## Work to complete
For each line below that includes the word "chart", make a copy.

## Supplied data
** BEGIN **
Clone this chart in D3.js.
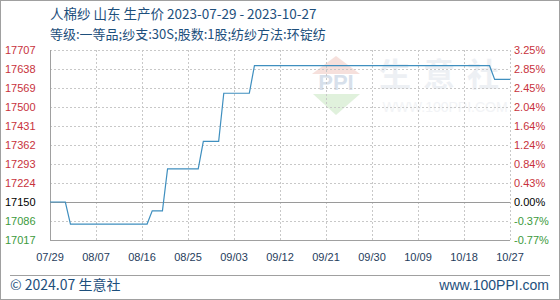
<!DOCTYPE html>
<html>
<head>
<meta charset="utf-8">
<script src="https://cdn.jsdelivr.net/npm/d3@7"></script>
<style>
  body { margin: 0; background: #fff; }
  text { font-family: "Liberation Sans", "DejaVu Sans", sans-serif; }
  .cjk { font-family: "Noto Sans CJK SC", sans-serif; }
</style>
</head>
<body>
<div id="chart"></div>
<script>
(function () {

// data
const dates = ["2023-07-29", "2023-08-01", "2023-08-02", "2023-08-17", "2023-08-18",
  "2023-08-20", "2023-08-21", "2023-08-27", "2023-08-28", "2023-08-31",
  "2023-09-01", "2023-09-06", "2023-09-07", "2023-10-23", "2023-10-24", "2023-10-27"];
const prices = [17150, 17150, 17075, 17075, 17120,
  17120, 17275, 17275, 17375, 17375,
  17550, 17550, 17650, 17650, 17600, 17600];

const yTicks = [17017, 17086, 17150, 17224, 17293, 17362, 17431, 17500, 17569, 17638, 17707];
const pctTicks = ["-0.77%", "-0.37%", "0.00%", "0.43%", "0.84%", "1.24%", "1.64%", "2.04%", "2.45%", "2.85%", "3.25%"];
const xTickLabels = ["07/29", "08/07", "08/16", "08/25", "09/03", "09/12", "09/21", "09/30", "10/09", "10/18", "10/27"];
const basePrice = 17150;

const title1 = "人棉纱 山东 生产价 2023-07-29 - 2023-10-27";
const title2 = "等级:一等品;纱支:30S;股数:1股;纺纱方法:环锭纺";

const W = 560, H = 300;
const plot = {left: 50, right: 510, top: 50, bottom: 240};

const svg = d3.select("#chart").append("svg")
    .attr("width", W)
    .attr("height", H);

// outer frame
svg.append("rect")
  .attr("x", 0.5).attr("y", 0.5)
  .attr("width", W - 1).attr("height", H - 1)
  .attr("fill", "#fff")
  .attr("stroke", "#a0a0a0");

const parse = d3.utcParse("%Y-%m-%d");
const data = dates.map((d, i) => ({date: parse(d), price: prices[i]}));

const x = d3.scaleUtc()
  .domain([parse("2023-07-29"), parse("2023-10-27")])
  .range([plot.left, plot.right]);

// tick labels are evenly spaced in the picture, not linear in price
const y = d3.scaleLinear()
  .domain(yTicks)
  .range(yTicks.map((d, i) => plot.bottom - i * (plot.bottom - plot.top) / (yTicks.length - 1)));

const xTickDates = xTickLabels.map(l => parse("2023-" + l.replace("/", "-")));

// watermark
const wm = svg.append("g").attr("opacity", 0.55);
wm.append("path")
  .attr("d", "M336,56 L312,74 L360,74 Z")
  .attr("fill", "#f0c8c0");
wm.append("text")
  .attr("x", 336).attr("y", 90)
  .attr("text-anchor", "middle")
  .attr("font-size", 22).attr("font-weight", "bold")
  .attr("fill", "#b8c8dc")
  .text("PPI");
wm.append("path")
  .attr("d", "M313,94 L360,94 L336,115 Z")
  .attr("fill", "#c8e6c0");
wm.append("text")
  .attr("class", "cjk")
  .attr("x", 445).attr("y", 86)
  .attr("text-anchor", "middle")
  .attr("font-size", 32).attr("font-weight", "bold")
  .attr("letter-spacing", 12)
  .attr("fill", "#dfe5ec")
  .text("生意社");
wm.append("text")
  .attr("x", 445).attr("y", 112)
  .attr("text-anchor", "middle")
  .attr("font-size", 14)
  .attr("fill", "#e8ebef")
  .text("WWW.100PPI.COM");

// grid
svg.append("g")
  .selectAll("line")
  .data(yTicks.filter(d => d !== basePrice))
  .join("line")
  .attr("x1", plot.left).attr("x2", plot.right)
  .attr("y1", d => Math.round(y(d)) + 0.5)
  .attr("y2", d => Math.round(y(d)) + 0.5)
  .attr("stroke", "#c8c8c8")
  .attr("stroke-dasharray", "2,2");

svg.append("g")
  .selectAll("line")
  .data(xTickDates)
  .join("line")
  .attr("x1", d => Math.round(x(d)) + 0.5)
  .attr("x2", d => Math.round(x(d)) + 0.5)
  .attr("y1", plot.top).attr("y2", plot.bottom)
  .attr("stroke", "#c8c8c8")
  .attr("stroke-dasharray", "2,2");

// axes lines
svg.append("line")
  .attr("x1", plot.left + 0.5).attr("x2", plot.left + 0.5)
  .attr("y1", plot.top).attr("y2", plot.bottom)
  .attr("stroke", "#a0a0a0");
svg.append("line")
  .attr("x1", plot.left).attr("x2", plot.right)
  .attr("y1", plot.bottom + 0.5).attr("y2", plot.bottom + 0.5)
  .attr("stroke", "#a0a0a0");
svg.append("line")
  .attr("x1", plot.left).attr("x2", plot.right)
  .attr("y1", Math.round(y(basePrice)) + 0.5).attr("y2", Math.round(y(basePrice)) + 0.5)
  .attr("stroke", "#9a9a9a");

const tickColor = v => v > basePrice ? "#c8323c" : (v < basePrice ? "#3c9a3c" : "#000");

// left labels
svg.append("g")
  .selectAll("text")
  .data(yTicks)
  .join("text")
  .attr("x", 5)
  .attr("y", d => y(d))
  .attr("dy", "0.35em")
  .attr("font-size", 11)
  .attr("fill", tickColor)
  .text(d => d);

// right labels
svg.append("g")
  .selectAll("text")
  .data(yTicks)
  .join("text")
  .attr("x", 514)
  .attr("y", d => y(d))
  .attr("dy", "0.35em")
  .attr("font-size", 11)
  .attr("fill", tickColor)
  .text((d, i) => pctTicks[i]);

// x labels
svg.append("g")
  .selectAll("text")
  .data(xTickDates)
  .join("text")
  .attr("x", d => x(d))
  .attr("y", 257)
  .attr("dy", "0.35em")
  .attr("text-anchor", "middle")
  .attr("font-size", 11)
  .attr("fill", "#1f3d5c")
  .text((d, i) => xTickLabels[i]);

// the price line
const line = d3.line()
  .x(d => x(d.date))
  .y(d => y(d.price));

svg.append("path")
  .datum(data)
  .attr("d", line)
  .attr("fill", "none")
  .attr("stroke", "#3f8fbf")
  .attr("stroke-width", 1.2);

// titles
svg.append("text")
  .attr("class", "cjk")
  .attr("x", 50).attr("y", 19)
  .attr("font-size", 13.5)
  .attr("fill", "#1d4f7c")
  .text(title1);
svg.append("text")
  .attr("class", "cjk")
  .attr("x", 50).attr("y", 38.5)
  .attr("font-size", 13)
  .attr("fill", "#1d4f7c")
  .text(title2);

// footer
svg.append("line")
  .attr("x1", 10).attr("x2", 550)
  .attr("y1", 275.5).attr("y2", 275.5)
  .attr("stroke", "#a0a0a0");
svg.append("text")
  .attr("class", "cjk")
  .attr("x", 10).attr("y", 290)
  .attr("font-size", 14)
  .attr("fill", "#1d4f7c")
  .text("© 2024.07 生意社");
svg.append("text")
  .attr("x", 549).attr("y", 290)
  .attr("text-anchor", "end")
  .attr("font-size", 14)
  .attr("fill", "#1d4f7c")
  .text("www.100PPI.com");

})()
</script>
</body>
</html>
** END **
## Complete response
Clone this chart in D3.js.
<div id="chart"></div>
const svg = d3.select("#chart").append("svg")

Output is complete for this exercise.